───── Exercise inputs ─────
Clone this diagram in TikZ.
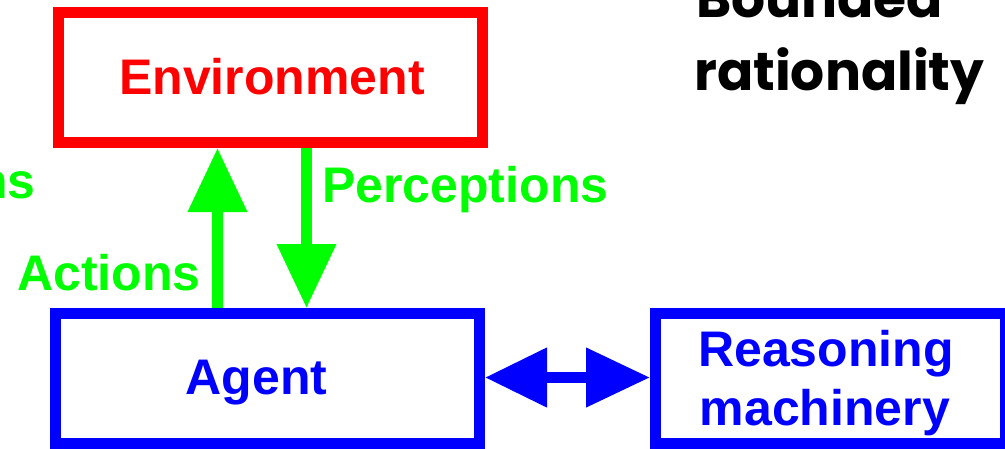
\documentclass[tikz,border=0pt]{standalone}
\usepackage{fontspec}
\setmainfont{Liberation Sans}
\newfontfamily\comicfont{Poppins}
\usetikzlibrary{arrows.meta}
\definecolor{envred}{RGB}{255,0,0}
\definecolor{actgreen}{RGB}{0,255,0}
\definecolor{agblue}{RGB}{0,0,255}
\tikzset{
  box/.style={draw, line width=11pt, rectangle, inner sep=0pt, fill=none},
  lbl/.style={inner sep=0pt, font=\fontsize{50}{59}\selectfont\bfseries},
  greenarrow/.style={draw=actgreen, line width=10.5pt,
    -{Triangle[length=64pt, width=57pt, fill=actgreen]}},
  bluearrow/.style={draw=agblue, line width=11pt,
    {Triangle[length=62pt, width=57pt, fill=agblue]}-{Triangle[length=64pt, width=57pt, fill=agblue]}},
  comic/.style={inner sep=0pt, font=\comicfont\fontsize{53.5}{60}\selectfont\bfseries}
}
\begin{document}
\begin{tikzpicture}[x=1pt,y=-1pt]
\useasboundingbox (0,0) rectangle (1005,448);
% boxes
\node[box, draw=envred, minimum width=423.5pt, minimum height=130pt] (env) at (270.25,77.5) {};
\node[box, draw=agblue, minimum width=424pt, minimum height=130pt] (agent) at (267.5,378.5) {};
\node[box, draw=agblue, minimum width=349.5pt, minimum height=130pt] (reason) at (830.25,378.5) {};
% box texts
\node[lbl, text=envred, anchor=base] (envtxt) at (272,94) {Environment};
\node[lbl, text=agblue, anchor=base] (agtxt) at (256.5,394) {Agent};
\node[lbl, text=agblue, anchor=base] (reatxt1) at (826,366) {Reasoning};
\node[lbl, text=agblue, anchor=base] (reatxt2) at (825,425) {machinery};
% arrow labels
\node[lbl, text=actgreen, anchor=base west] (actlbl) at (17,290) {Actions};
\node[lbl, text=actgreen, anchor=base west] (perlbl) at (322,202) {Perceptions};
\node[lbl, text=actgreen, anchor=base east] (nslbl) at (36,198) {ns};
% title
\node[comic, anchor=base west] (bounded) at (696,17) {Bounded};
\node[comic, anchor=base west] (rational) at (694,90) {rationality};
% arrows
\draw[greenarrow] (agent.north -| 217.5,0) -- (env.south -| 217.5,0);
\draw[greenarrow] (env.south -| 306.5,0) -- (agent.north -| 306.5,0);
\draw[bluearrow] (agent.east |- 0,377.5) -- (reason.west |- 0,377.5);
\end{tikzpicture}
\end{document}
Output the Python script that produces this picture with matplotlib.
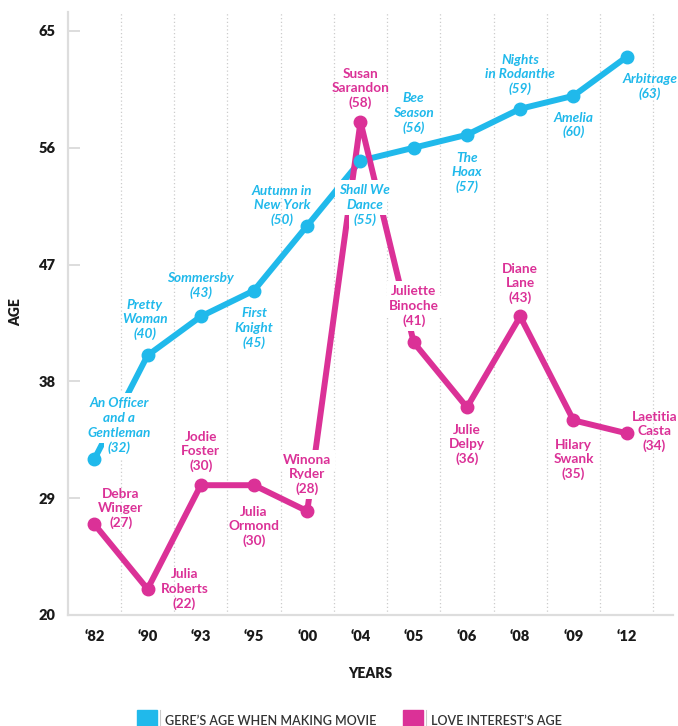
import numpy as np
import matplotlib.pyplot as plt
from matplotlib.patches import Rectangle
from matplotlib.lines import Line2D

plt.rcParams['font.family'] = ['Lato', 'DejaVu Sans']

# dados
years = ['\u201882', '\u201890', '\u201893', '\u201895', '\u201800', '\u201804',
         '\u201805', '\u201806', '\u201808', '\u201809', '\u201812']
gere_age = [32, 40, 43, 45, 50, 55, 56, 57, 59, 60, 63]
love_age = [27, 22, 30, 30, 28, 58, 41, 36, 43, 35, 34]
movies = ['An Officer\nand a\nGentleman', 'Pretty\nWoman', 'Sommersby', 'First\nKnight',
          'Autumn in\nNew York', 'Shall We\nDance', 'Bee\nSeason', 'The\nHoax',
          'Nights\nin Rodanthe', 'Amelia', 'Arbitrage']
actresses = ['Debra\nWinger', 'Julia\nRoberts', 'Jodie\nFoster', 'Julia\nOrmond',
             'Winona\nRyder', 'Susan\nSarandon', 'Juliette\nBinoche', 'Julie\nDelpy',
             'Diane\nLane', 'Hilary\nSwank', 'Laetitia\nCasta']
yticks = [20, 29, 38, 47, 56, 65]

# posicao dos rotulos (offset em pontos)
gere_off = [(18, 24.5), (-2, 26), (0, 22), (0, -27), (-18, 14.5), (3, -32),
            (0, 25), (0, -27), (0, 24.5), (0, -21), (16.5, -21.5)]
love_off = [(19, 11.5), (26.5, 0), (0, 24), (0, -29.5), (0, 26.5), (0, 24),
            (0, 26.5), (0, -26.5), (0, 24), (0, -28), (20, 1.5)]
# rotulos que cortam a linha (fundo branco)
gere_boxed = [0, 5]
love_boxed = [4, 6]

BLUE = '#20B9EB'
PINK = '#DB3197'
GRID = '#dddddd'
LINE_PT = 10.6  # espaco entre linhas dos rotulos


def put_label(ax, xi, v, text, off, boxed, **kw):
    """Escreve o rotulo; se boxed, cada linha ganha um fundo branco."""
    if not boxed:
        ax.annotate(text, (xi, v), xytext=off, textcoords='offset points',
                    ha='center', va='center', linespacing=1.22, zorder=4,
                    annotation_clip=False, **kw)
        return
    lines = text.split('\n')
    n = len(lines)
    for k, ln in enumerate(lines):
        dy = off[1] + ((n - 1) / 2 - k) * LINE_PT
        ax.annotate(ln, (xi, v), xytext=(off[0], dy), textcoords='offset points',
                    ha='center', va='center', zorder=4, annotation_clip=False,
                    bbox=dict(boxstyle='square,pad=0.3', fc='white', ec='none'),
                    **kw)


fig = plt.figure(figsize=(6.78, 7.26), dpi=100)
ax = fig.add_axes([0.1003, 0.1529, 0.8923, 0.8306])

x = np.arange(len(years))

for xi in x:
    ax.axvline(xi + 0.5, color='#cccccc', lw=0.9, ls=(0, (1, 2)), zorder=1)

ax.plot(x, gere_age, color=BLUE, lw=4.3, zorder=2, solid_capstyle='round')
ax.plot(x, love_age, color=PINK, lw=4.3, zorder=2, solid_capstyle='round')
ax.plot(x, gere_age, 'o', color=BLUE, ms=9, zorder=5)
ax.plot(x, love_age, 'o', color=PINK, ms=9, zorder=5)

for i, (xi, v, name, off) in enumerate(zip(x, gere_age, movies, gere_off)):
    put_label(ax, xi, v, f'{name}\n({v})', off, i in gere_boxed,
              fontsize=9.8, fontweight='bold', fontstyle='italic', color=BLUE)
for i, (xi, v, name, off) in enumerate(zip(x, love_age, actresses, love_off)):
    put_label(ax, xi, v, f'{name}\n({v})', off, i in love_boxed,
              fontsize=9.8, fontweight='bold', color=PINK)

ax.set_xlim(-0.494, 10.87)
ax.set_ylim(20, 66.46)
ax.set_xticks(x)
ax.set_xticklabels(years, fontsize=10.5, fontweight='heavy', color='#1a1a1a')
ax.set_yticks(yticks)
ax.set_yticklabels([str(t) for t in yticks], fontsize=10.5, fontweight='heavy',
                   color='#1a1a1a')
ax.tick_params(axis='y', direction='in', length=8.6, width=1.4, color=GRID, pad=9)
ax.tick_params(axis='x', length=0, pad=11)

for s in ['top', 'right']:
    ax.spines[s].set_visible(False)
for s in ['left', 'bottom']:
    ax.spines[s].set_color(GRID)
    ax.spines[s].set_linewidth(1.6)

fig.text(16 / 678, 1 - 312 / 726, 'AGE', rotation=90, ha='center', va='center',
         fontsize=10, fontweight='heavy', color='#1a1a1a')
fig.text(370 / 678, 1 - 673 / 726, 'YEARS', ha='center', va='center',
         fontsize=10, fontweight='heavy', color='#1a1a1a')

# legenda
for x0, col, label in [(137, BLUE, "GERE\u2019S AGE WHEN MAKING MOVIE"),
                       (403, PINK, "LOVE INTEREST\u2019S AGE")]:
    fig.add_artist(Rectangle((x0 / 678, 1 - 730 / 726), 20 / 678, 20 / 726,
                             transform=fig.transFigure, color=col))
    fig.add_artist(Line2D([(x0 + 23) / 678] * 2, [1 - 728 / 726, 1 - 710 / 726],
                          transform=fig.transFigure, color='#cccccc', lw=0.8))
    fig.text((x0 + 28) / 678, 1 - 721 / 726, label, ha='left', va='center',
             fontsize=9, fontweight='semibold', color='#333333')

fig.savefig('out.png', dpi=100)
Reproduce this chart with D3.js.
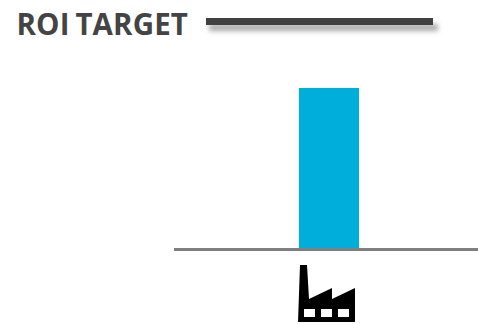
─────
__Exercise description__: Copy, exactly as they stand, the lines from the one that holds "Output the Python" to the one that holds "plt.rcParams['font.family'] = ['Lato', 'DejaVu", both included, and drop every picture.

__Response to the exercise__:
Output the Python script that produces this picture with matplotlib.
import numpy as np
import matplotlib.pyplot as plt
from matplotlib.patches import Rectangle
from matplotlib.lines import Line2D

plt.rcParams['font.family'] = ['Lato', 'DejaVu Sans']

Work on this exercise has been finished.